1721年から1917年間での長きにわたって君臨した大帝国ロシアですが、共産主義革命によって王朝支配が終了し、ソビエト社会主義共和国連邦の時代へと突入したのです。
共産主義国家、社会主義国家は「反戦」と考えるオヤジがいるかもしれません。しかし、実際には、独裁支配を前提とする共産主義国家、社会主義国家では、軍隊は必要不可欠なものであり、ソビエト連邦においても強大な赤軍が存在していました。そして、戦争と無縁ではなかったのです。
日ソ中立条約の有効期間中である1945年8月9日、大陸だけでなく、北海道占領を目指してソ連軍が南下してきたことは歴史的事実として認識されています。北方領土がロシア領となっているのは、この一連の動きの中で8月28日からの占領作戦によるものです。
第二次世界大戦後は、米ソ二大国家による対立構造が地球社会の常態となりました。アメリカを中心とする西側諸国では、日米安全保障条約や、NATO北大西洋条約機構などによる安全保障体制が構築され、ソビエト連邦を中心とする東側諸国ではワルシャワ条約機構がこれに対抗するものとなっています。
米ソの全面核戦争一歩手前まで行ったキューバ危機に代表されるように、ソビエト連邦はアメリカと正面切ってぶつかり合うほどの強大な軍事力を持っていたのです。核ミサイル以外の主要な装備を見ても、空母部隊や原子力潜水艦、ミグシリーズの戦闘機など、一流の兵器を揃えていました。
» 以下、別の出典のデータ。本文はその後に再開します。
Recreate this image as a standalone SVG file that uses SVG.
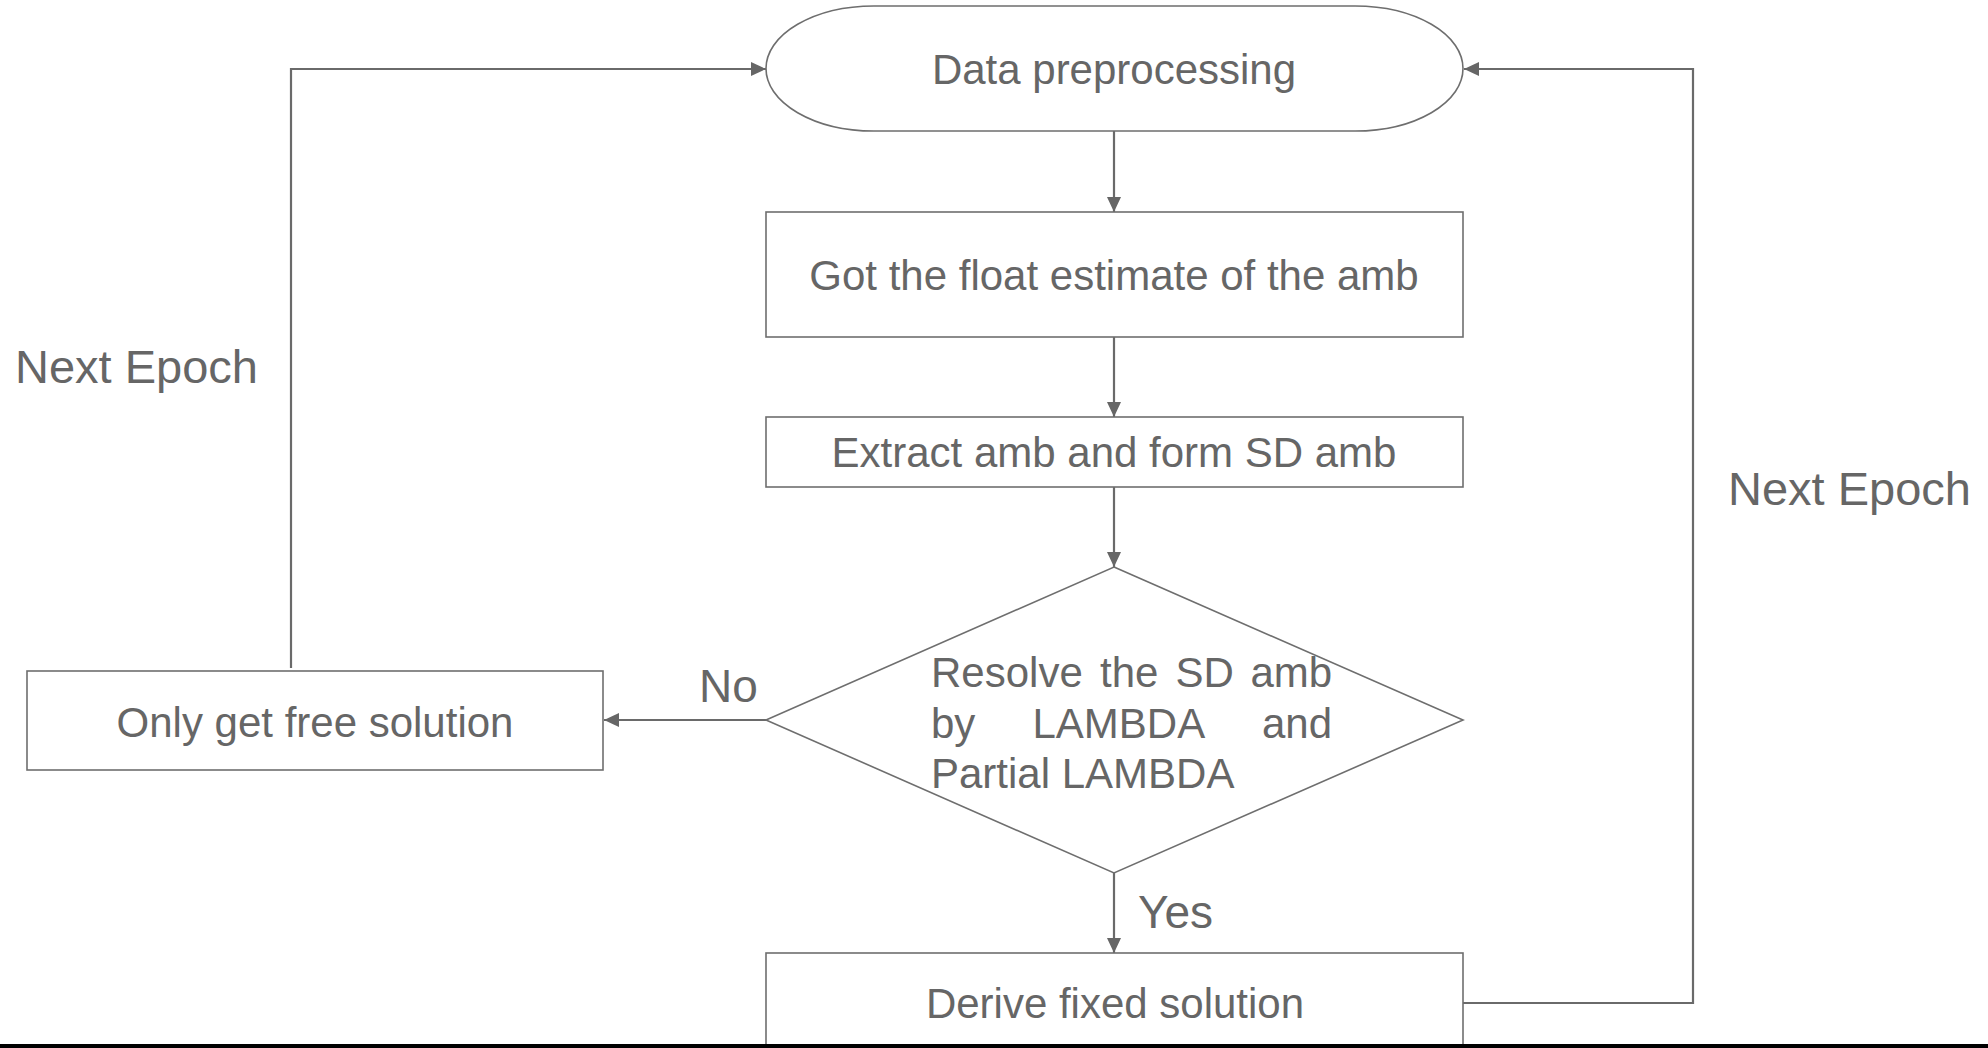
<svg xmlns="http://www.w3.org/2000/svg" width="1988" height="1048" viewBox="0 0 1988 1048">
  <style>
    .node { fill: #ffffff; stroke: #6e6e6e; stroke-width: 1.6; }
    .conn { fill: none; stroke: #6a6a6a; stroke-width: 2.2; }
    .t { font-family: "Liberation Sans", Arial, sans-serif; font-size: 42px; fill: #666666; }
    .c { text-anchor: middle; }
    .lbl { font-family: "Liberation Sans", Arial, sans-serif; font-size: 46px; fill: #666666; }
    .ep { font-family: "Liberation Sans", Arial, sans-serif; font-size: 47px; fill: #666666; }
  </style>
  <defs>
    <marker id="arrow" markerUnits="userSpaceOnUse" markerWidth="16" markerHeight="15" refX="15" refY="7" orient="auto">
      <path d="M0,0 L15,7 L0,14 z" fill="#666666"/>
    </marker>
  </defs>
  <rect x="0" y="0" width="1988" height="1048" fill="#ffffff"/>

  <g id="connectors">
    <line class="conn" x1="1114" y1="131" x2="1114" y2="212" marker-end="url(#arrow)"/>
    <line class="conn" x1="1114" y1="337" x2="1114" y2="417" marker-end="url(#arrow)"/>
    <line class="conn" x1="1114" y1="487" x2="1114" y2="567" marker-end="url(#arrow)"/>
    <line class="conn" x1="1114" y1="873" x2="1114" y2="953" marker-end="url(#arrow)"/>
    <line class="conn" x1="766" y1="720" x2="604" y2="720" marker-end="url(#arrow)"/>
    <polyline class="conn" points="291,668 291,69 766,69" marker-end="url(#arrow)"/>
    <polyline class="conn" points="1463,1003 1693,1003 1693,69 1464,69" marker-end="url(#arrow)"/>
    <text class="lbl" x="699" y="702">No</text>
    <text class="lbl" x="1138" y="928">Yes</text>
    <text class="ep" x="15" y="383">Next Epoch</text>
    <text class="ep" x="1728" y="505">Next Epoch</text>
  </g>

  <g id="start">
    <rect class="node" x="766" y="6" width="697" height="125" rx="108" ry="62.5"/>
    <text class="t c" x="1114" y="83.5">Data preprocessing</text>
  </g>

  <g id="float">
    <rect class="node" x="766" y="212" width="697" height="125"/>
    <text class="t c" x="1114" y="290">Got the float estimate of the amb</text>
  </g>

  <g id="extract">
    <rect class="node" x="766" y="417" width="697" height="70"/>
    <text class="t c" x="1114" y="467">Extract amb and form SD amb</text>
  </g>

  <g id="decision">
    <polygon class="node" points="1114,567 1463,720 1114,873 766,720"/>
    <text class="t" y="687"><tspan x="931">Resolve</tspan><tspan x="1100">the</tspan><tspan x="1175.5">SD</tspan><tspan x="1250.5">amb</tspan></text>
    <text class="t" y="738"><tspan x="931">by</tspan><tspan x="1032.5">LAMBDA</tspan><tspan x="1262">and</tspan></text>
    <text class="t" x="931" y="788">Partial LAMBDA</text>
  </g>

  <g id="free">
    <rect class="node" x="27" y="671" width="576" height="99"/>
    <text class="t c" x="315" y="737">Only get free solution</text>
  </g>

  <g id="fixed">
    <rect class="node" x="766" y="953" width="697" height="100"/>
    <text class="t c" x="1115" y="1018">Derive fixed solution</text>
  </g>

  <rect x="0" y="1044" width="1988" height="4" fill="#000000"/>
</svg>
ソ連の主な軍事行動といえば、アフガン侵攻が有名です。
ソ連ほどの軍事大国ではないけれど
さて、ベレンコ中尉の亡命事件や、東京急行と呼ばれる領空侵犯でも有名なソ連軍でしたが、69年続いたソ連の崩壊とともに消滅しました。1991年のことです。
ソビエト連邦が崩壊して、ロシアが再びロシアに戻ったわけですが、ソ連時代の多くはそのまま現在のロシアに引き継がれています。領土も人口もソ連の中で中心的な位置にあったロシアですから、それも当然です。ソ連軍もロシア軍になったといっても過言ではないでしょう。
もっとも、ソ連時代に比べれば、軍事力の低下は否めません。ただし、地域での軍事力を考えれば一枚も二枚も抜けた存在であり、先般のクリミア併合などを見ても、その力は断然といえるでしょう。まさに恐ロシアです。
経済規模に比較して大きな軍事力を保有していることも「恐ロシア」といえるでしょう。では、なぜ経済規模よりも大きな軍事力を持っているのか?
まず、広大な国土にはそれなりの軍事力が必要であること。次に、いろいろな意味でソ連から受け継いだものがあること。そして、資源をもっていること。こうした背景があればこそ、ロシアは大きな軍事力を保っているといえます。
一方で、見た目には軍事大国だが、その中身は実戦レベルかどうか不明だとする意見も少なくありません。高いレベルで戦力を維持するには、それに見合った経済規模が必要だからというものです。そのため、核戦力以外の戦力は見た目ほどではないとする説もあります。
ひとつ重要なことは、ロシアという国は、他の国とのアレコレや国内の動向が足枷になって動けない日本とはまったく異なる体制にあるということです。いわば、自由に動ける国、それがロシアであり、その前提でいえば、本当に恐ロシアということになります。
もっとも、日本としてはロシアと仲良くしたいところです。敵対する理由もありませんし、敵対しても損するだけでしょう。対等な立場で友好関係を深めることが肝要です。